→ **WHAT IS EXPECTED**: Please write the listing below out again exactly, leaving every picture behind.

↓

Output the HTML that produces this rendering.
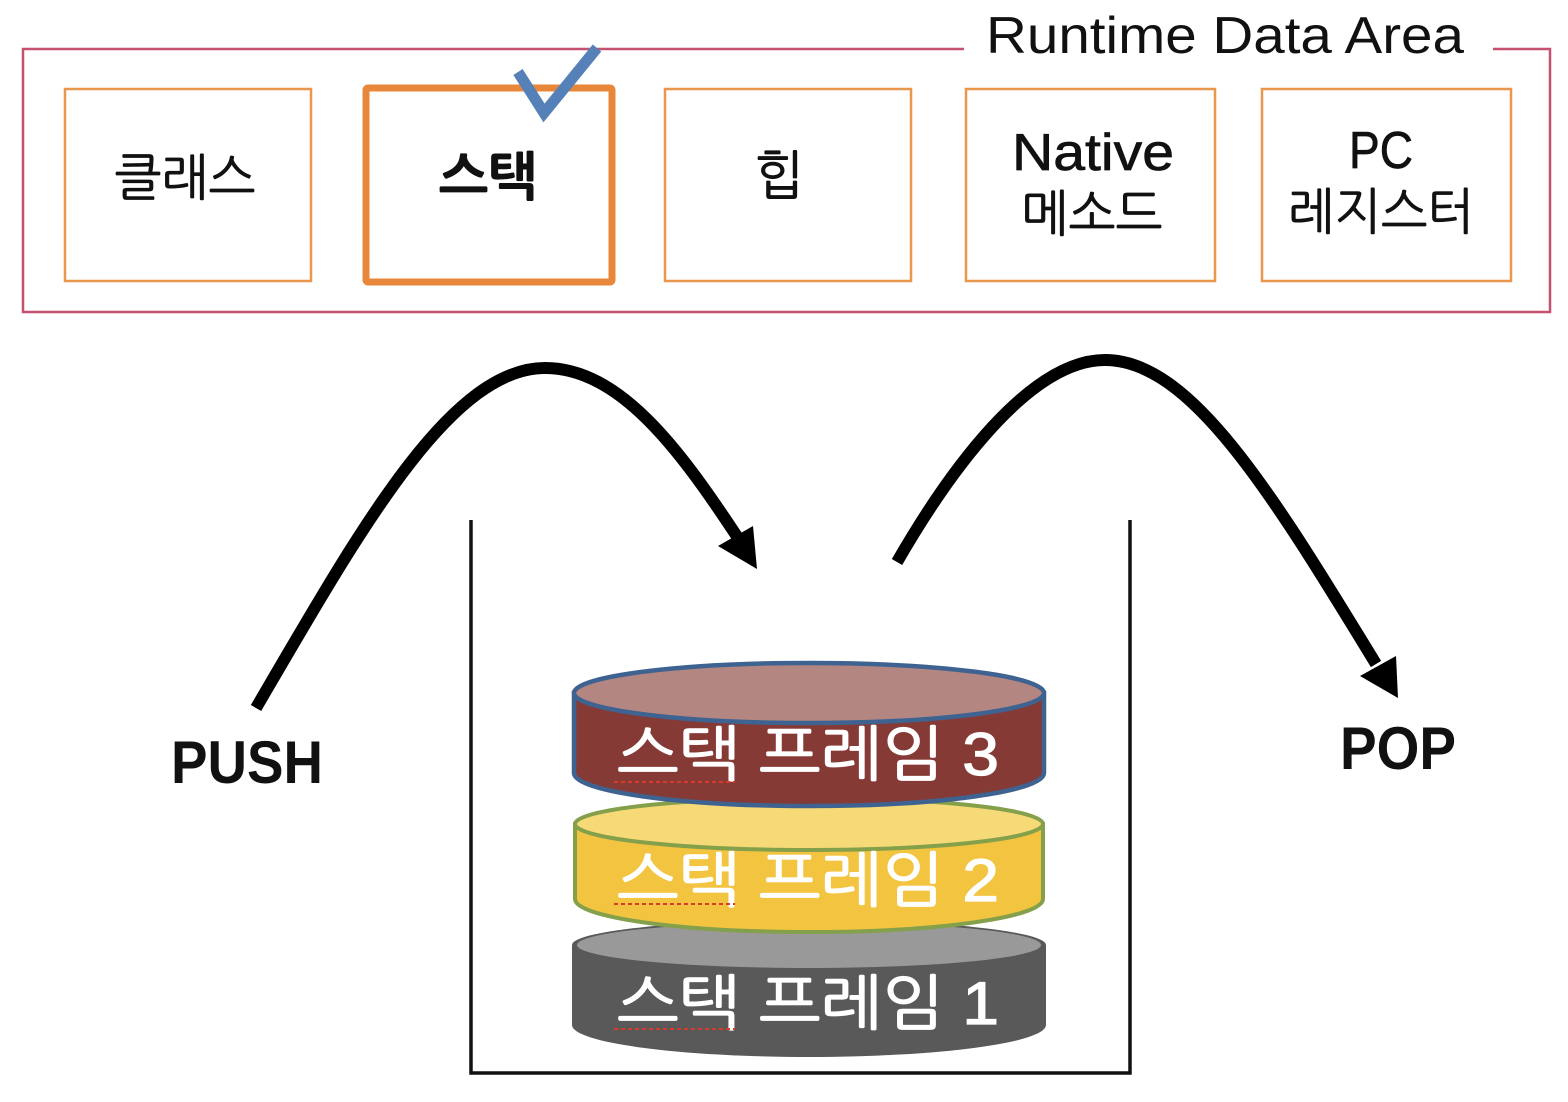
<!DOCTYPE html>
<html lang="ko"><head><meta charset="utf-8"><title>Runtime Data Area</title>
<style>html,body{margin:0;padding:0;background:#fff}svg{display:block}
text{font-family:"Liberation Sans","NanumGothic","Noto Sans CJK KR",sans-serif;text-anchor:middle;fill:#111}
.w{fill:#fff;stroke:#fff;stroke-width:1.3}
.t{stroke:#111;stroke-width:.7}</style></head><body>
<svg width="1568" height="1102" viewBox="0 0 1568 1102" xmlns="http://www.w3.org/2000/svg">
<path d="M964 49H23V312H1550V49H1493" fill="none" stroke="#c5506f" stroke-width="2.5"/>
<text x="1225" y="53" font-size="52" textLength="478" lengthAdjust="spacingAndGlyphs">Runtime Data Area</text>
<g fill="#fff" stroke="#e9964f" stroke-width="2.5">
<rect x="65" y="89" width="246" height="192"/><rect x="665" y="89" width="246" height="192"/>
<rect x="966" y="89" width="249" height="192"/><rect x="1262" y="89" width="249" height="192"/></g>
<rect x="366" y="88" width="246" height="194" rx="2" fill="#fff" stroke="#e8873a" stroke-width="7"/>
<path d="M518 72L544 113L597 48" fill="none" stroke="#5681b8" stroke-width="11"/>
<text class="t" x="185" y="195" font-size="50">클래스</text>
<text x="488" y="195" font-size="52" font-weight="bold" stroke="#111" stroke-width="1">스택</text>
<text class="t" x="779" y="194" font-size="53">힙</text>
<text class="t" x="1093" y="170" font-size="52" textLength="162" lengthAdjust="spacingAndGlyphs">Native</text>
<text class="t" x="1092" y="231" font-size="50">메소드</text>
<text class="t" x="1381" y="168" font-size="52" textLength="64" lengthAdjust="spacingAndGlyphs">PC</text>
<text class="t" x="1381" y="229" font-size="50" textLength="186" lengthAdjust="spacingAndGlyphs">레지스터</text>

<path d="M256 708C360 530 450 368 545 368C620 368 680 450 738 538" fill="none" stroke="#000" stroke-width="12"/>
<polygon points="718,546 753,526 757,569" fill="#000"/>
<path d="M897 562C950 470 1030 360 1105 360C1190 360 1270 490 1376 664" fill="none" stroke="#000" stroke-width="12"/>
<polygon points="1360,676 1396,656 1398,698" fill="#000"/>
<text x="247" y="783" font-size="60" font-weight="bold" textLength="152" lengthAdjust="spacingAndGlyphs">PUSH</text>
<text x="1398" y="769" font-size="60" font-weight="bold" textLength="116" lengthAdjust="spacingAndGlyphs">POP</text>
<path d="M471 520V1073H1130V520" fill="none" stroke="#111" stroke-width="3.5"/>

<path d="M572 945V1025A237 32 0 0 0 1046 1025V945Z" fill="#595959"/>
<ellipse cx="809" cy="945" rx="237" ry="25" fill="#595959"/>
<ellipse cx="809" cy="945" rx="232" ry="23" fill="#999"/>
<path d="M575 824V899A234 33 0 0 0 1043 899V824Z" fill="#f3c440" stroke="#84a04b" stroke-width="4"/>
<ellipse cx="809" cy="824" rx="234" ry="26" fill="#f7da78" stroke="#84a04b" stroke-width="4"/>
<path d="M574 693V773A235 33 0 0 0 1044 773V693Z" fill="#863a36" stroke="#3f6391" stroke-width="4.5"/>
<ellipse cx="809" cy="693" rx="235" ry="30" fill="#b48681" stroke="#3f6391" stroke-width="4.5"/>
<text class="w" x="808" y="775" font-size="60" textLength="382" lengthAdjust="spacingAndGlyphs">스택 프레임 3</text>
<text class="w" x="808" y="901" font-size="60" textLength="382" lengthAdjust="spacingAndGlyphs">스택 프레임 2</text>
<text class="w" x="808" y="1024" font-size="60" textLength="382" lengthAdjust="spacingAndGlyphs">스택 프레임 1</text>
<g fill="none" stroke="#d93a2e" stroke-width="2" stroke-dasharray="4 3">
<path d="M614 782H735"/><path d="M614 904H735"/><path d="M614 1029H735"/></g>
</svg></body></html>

↑

→ **RESPONSE TO THE EXERCISE**:
Output the HTML that produces this rendering.
<!DOCTYPE html>
<html lang="ko"><head><meta charset="utf-8"><title>Runtime Data Area</title>
<style>html,body{margin:0;padding:0;background:#fff}svg{display:block}
text{font-family:"Liberation Sans","NanumGothic","Noto Sans CJK KR",sans-serif;text-anchor:middle;fill:#111}
.w{fill:#fff;stroke:#fff;stroke-width:1.3}
.t{stroke:#111;stroke-width:.7}</style></head><body>
<svg width="1568" height="1102" viewBox="0 0 1568 1102" xmlns="http://www.w3.org/2000/svg">
<path d="M964 49H23V312H1550V49H1493" fill="none" stroke="#c5506f" stroke-width="2.5"/>
<text x="1225" y="53" font-size="52" textLength="478" lengthAdjust="spacingAndGlyphs">Runtime Data Area</text>
<g fill="#fff" stroke="#e9964f" stroke-width="2.5">
<rect x="65" y="89" width="246" height="192"/><rect x="665" y="89" width="246" height="192"/>
<rect x="966" y="89" width="249" height="192"/><rect x="1262" y="89" width="249" height="192"/></g>
<rect x="366" y="88" width="246" height="194" rx="2" fill="#fff" stroke="#e8873a" stroke-width="7"/>
<path d="M518 72L544 113L597 48" fill="none" stroke="#5681b8" stroke-width="11"/>
<text class="t" x="185" y="195" font-size="50">클래스</text>
<text x="488" y="195" font-size="52" font-weight="bold" stroke="#111" stroke-width="1">스택</text>
<text class="t" x="779" y="194" font-size="53">힙</text>
<text class="t" x="1093" y="170" font-size="52" textLength="162" lengthAdjust="spacingAndGlyphs">Native</text>
<text class="t" x="1092" y="231" font-size="50">메소드</text>
<text class="t" x="1381" y="168" font-size="52" textLength="64" lengthAdjust="spacingAndGlyphs">PC</text>
<text class="t" x="1381" y="229" font-size="50" textLength="186" lengthAdjust="spacingAndGlyphs">레지스터</text>

<path d="M256 708C360 530 450 368 545 368C620 368 680 450 738 538" fill="none" stroke="#000" stroke-width="12"/>
<polygon points="718,546 753,526 757,569" fill="#000"/>
<path d="M897 562C950 470 1030 360 1105 360C1190 360 1270 490 1376 664" fill="none" stroke="#000" stroke-width="12"/>
<polygon points="1360,676 1396,656 1398,698" fill="#000"/>
<text x="247" y="783" font-size="60" font-weight="bold" textLength="152" lengthAdjust="spacingAndGlyphs">PUSH</text>
<text x="1398" y="769" font-size="60" font-weight="bold" textLength="116" lengthAdjust="spacingAndGlyphs">POP</text>
<path d="M471 520V1073H1130V520" fill="none" stroke="#111" stroke-width="3.5"/>

<path d="M572 945V1025A237 32 0 0 0 1046 1025V945Z" fill="#595959"/>
<ellipse cx="809" cy="945" rx="237" ry="25" fill="#595959"/>
<ellipse cx="809" cy="945" rx="232" ry="23" fill="#999"/>
<path d="M575 824V899A234 33 0 0 0 1043 899V824Z" fill="#f3c440" stroke="#84a04b" stroke-width="4"/>
<ellipse cx="809" cy="824" rx="234" ry="26" fill="#f7da78" stroke="#84a04b" stroke-width="4"/>
<path d="M574 693V773A235 33 0 0 0 1044 773V693Z" fill="#863a36" stroke="#3f6391" stroke-width="4.5"/>
<ellipse cx="809" cy="693" rx="235" ry="30" fill="#b48681" stroke="#3f6391" stroke-width="4.5"/>
<text class="w" x="808" y="775" font-size="60" textLength="382" lengthAdjust="spacingAndGlyphs">스택 프레임 3</text>
<text class="w" x="808" y="901" font-size="60" textLength="382" lengthAdjust="spacingAndGlyphs">스택 프레임 2</text>
<text class="w" x="808" y="1024" font-size="60" textLength="382" lengthAdjust="spacingAndGlyphs">스택 프레임 1</text>
<g fill="none" stroke="#d93a2e" stroke-width="2" stroke-dasharray="4 3">
<path d="M614 782H735"/><path d="M614 904H735"/><path d="M614 1029H735"/></g>
</svg></body></html>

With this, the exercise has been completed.